I'm not sure. Tesla's biggest disruption is probably how the car is propelled (electricity). Second tier would be how it's fueled, how it's sold, how it's updated, how it's internally controlled (screen), etc.

But right on the horizon is a big one - how it's controlled, meaning autopilot or self-driving cars. Tesla might get there first and best as it makes sense that an electric car is more precisely controlled than an ICE car, but it may not. It might be disrupted by a legacy company but I highly doubt it. It will more likely be disrupted by a company (Google, others?) that doesn't deal as much on a day to day with the actual pains of making cars. That was Tesla's model to get to electric cars. I think self-driving cars will be a bigger innovation than electric vs. gas, and I think they are coming in the next 5-20 years, not a century.

But I've been wrong a lot on these forums...

We are all looking at a crystal ball here when talking, all equally wrong...:smile:

My crystal ball disruption predictions:

Car wireless recharge
Car ownership restructuring, away from private ownership
Car control system advancements

Timeframe perhaps in decades
 
The auto industry? At a minimum, the cycles in the auto industry are measured in decades. We have a sample size of one, since the last "disruptor" was Henry Ford.
Perhaps for the industry as a whole, but for American manufacturers the Japanese entry into the USA market in the 70s was certainly disruptive. The Honda Civic, being a very small fuel efficient car hit at exactly the same time as the 1973 Oil embargo.
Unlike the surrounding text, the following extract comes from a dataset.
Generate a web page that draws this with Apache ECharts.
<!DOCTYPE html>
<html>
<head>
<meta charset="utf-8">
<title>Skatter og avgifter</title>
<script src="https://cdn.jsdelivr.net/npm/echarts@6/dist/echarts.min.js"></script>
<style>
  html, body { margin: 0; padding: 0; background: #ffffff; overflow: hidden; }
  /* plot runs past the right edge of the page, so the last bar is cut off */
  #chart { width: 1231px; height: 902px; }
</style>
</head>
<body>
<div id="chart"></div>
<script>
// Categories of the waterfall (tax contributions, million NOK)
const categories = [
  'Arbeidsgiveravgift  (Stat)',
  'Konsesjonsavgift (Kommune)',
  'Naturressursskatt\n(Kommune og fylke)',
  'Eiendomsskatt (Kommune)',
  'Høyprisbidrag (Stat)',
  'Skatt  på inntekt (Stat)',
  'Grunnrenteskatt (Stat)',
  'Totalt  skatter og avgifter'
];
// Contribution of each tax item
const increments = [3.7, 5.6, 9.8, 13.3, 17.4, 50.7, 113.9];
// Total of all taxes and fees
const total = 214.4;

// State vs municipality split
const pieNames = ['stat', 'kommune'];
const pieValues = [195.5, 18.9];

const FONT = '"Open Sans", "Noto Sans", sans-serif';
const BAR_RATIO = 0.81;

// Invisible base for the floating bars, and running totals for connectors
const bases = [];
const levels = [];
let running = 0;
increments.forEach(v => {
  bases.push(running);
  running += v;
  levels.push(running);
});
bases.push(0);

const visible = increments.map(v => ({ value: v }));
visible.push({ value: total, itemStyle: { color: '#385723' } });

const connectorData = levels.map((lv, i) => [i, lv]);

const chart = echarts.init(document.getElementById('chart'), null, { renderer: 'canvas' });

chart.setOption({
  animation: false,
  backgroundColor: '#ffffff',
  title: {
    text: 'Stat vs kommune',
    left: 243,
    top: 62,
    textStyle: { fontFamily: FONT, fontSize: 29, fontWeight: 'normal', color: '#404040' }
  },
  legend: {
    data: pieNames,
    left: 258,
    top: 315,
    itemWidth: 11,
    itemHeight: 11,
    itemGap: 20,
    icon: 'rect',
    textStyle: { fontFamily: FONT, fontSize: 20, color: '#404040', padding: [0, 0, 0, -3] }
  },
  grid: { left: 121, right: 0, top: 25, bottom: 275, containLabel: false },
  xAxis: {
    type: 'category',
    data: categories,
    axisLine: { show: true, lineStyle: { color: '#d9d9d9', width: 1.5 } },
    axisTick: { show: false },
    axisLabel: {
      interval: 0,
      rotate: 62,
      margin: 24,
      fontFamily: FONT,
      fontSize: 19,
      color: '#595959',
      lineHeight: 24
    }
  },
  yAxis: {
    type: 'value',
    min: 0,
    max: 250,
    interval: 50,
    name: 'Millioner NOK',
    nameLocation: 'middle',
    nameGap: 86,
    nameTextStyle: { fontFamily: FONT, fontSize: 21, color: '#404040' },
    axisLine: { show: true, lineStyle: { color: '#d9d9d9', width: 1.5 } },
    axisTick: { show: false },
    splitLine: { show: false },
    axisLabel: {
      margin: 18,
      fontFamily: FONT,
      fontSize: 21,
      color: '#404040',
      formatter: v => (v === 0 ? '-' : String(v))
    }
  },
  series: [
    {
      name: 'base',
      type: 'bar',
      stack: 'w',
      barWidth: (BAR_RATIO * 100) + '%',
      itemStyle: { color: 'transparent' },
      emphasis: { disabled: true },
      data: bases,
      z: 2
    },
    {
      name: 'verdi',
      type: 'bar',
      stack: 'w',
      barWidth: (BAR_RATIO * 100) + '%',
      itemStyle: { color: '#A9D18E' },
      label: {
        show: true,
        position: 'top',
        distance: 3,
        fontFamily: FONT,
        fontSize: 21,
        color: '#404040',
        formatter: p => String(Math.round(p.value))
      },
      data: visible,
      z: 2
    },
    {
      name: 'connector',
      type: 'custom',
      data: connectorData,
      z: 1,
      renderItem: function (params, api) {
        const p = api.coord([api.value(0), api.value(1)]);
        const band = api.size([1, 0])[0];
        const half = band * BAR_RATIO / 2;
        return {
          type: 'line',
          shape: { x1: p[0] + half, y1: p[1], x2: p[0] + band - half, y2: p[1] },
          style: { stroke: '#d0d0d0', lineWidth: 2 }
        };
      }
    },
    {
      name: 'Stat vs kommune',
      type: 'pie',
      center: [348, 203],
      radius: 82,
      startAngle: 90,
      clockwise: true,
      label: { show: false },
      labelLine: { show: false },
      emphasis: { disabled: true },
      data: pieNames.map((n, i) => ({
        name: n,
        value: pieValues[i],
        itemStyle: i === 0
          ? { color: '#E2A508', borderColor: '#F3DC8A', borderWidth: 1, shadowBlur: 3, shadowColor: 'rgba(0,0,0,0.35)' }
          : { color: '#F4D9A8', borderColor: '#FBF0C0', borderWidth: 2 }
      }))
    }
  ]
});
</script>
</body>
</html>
And it didn't rust into dust after 3 years like most American cars at the time.
 
I have a theory on why this is - BEV buyers are still early adopters, while PHEVs and hybrids sell to people who buy to save money. If this is true, it will unlikely affect Tesla any time soon (except the stock price), but it will limit the potential market if / when Tesla will want to introduce a 25k $ EV, that is, if oil prices are not back up by then. To check this theory, it will be worthwhile looking at what models took the most hit.

I was talking with a fellow EV enthusiast who was a Volt owner and I think his description of why he is adimant that he will never drive a non EV again should help with this discussion.

To frame this, this is a guy who has put something like 26000 mi on his volt with like 22000 of them being all electric miles. He says he doesn't have range anxiety, he has gasoline anxiety, because it pains him to have to put fuel in his car.

The reason he goes to such pains to stick to EV only mode? Because it is just an all around better driving experience. Even with the slower volt it still gives him that giddy feeling and there is still some of that pure torque and drive even in the volt.

I have talked to Leaf owners who have expressed similar comments. Tis counters to his very own conversation about owning a Prius. He hated it. Every minute of it. Drove it to save money, but that was the only reason. It wasn't a fun ride at all. And that is the problem with most straight hybrids. This experience is even more transcendent on pure EVs as opposed to the Plugins but I think it is there all the same. When Tesla pushes their 35k car it is not just going to be cheap to own, and also look fantastic, but it is going to be a blast to drive.

Why do people loath after and sink tons of money into big gas guzzling trucks or flashy sports cars? Because they are a blast to drive. So what if I told you you could have both? Of course you would instantly go for the EV every time. As long as Tesla refuses to make a golf cart EV, I don't see there ever being a demand problem for them.